Wednesday, March 25, 2009

"Fool us Onc...": Why Social Media Renders Most Marketing/Advertising Worthless

When it comes down to it, most marketing/advertising (and a lot of public relations) in the modern era is about fooling people. Fooling them to infiltrate their social sphere to influence them, fooling them to thinking they need things that they don't, fooling them into thinking that one product is better than another.

So the model goes, you think of a new way to fool a bunch of people into paying for your product/service, they get wise, they stop paying, you think of a new way to fool them into paying for your product/service (and lather, rinse, repeat as needed). It's a dance.

That model is only economically-viable when you're able to fool a large number of people at once for a relatively low cost. In an environment saturated by ubiquitous technology and social media - that model fails because the costs and barriers change. Even if you figure out a way to game the system, the lifespan of that new tactic is extraordinarily short because people are now always networked and communicate with each other.
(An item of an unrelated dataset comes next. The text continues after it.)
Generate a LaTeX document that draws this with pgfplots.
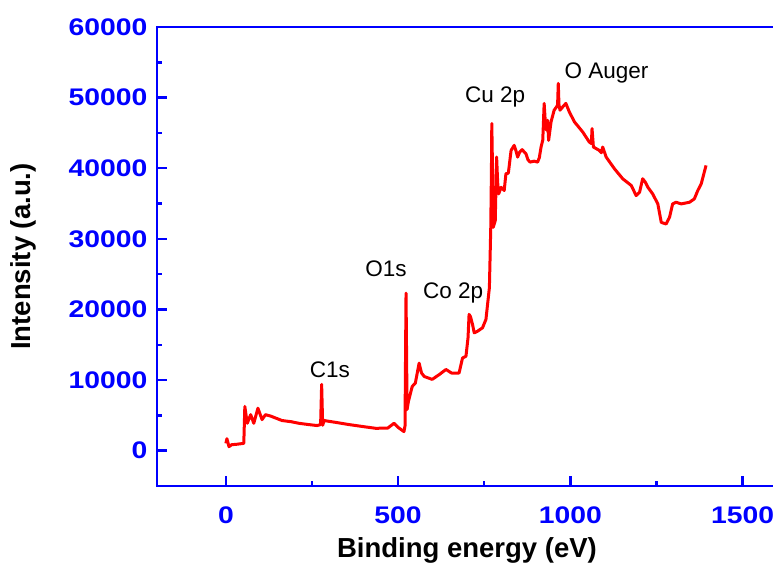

The lifespan is so short that it's a fraction of the length of many advertising / promotion campaigns, so before you can even get the word out - the verdict from the audience is already in.

Here's how it works:

First, it's increasingly difficult to even find the people you need to fool. People are opting out of the traditional mass media in droves, so one must spend vastly more resources piecing together an audience of any considerable size. [Translation: Big cost barrier.]

Second, once you do find a way to reach your audience, they've become highly tribal and have set up discourse communities with increasingly-esoteric communication codes to police their membership. The time you'd invest learning the communication codes of a discourse community in order to infiltrate it isn't worth the comparatively small payoff of the tiny "Long Tail" audience you reach. [Translation: Big cost barrier.]

Third, even if you find the audience and learn their language - if you disappoint them (either with a product/service that doesn't meet their needs or that is inferior), you stand to lose them forever. Worse, if you disappoint them enough, they may tell their other tribes about you. [Translation: Big cost barrier.]

That's the bad news.

The good news is that there's a world of opportunity for good products/services (as Jonathan Coulton will tell you) provided by organizations that are responsive and accountable to their stakeholders, and the barriers are lower than they've ever been. There are even opportunities for big companies, provided they're willing to stop trying to fool themselves (and customers) into thinking that they can be all things to all people and they're willing to shrink down to the size that best serves their stakeholders. (Seth Godin just expounded on this point in his blog).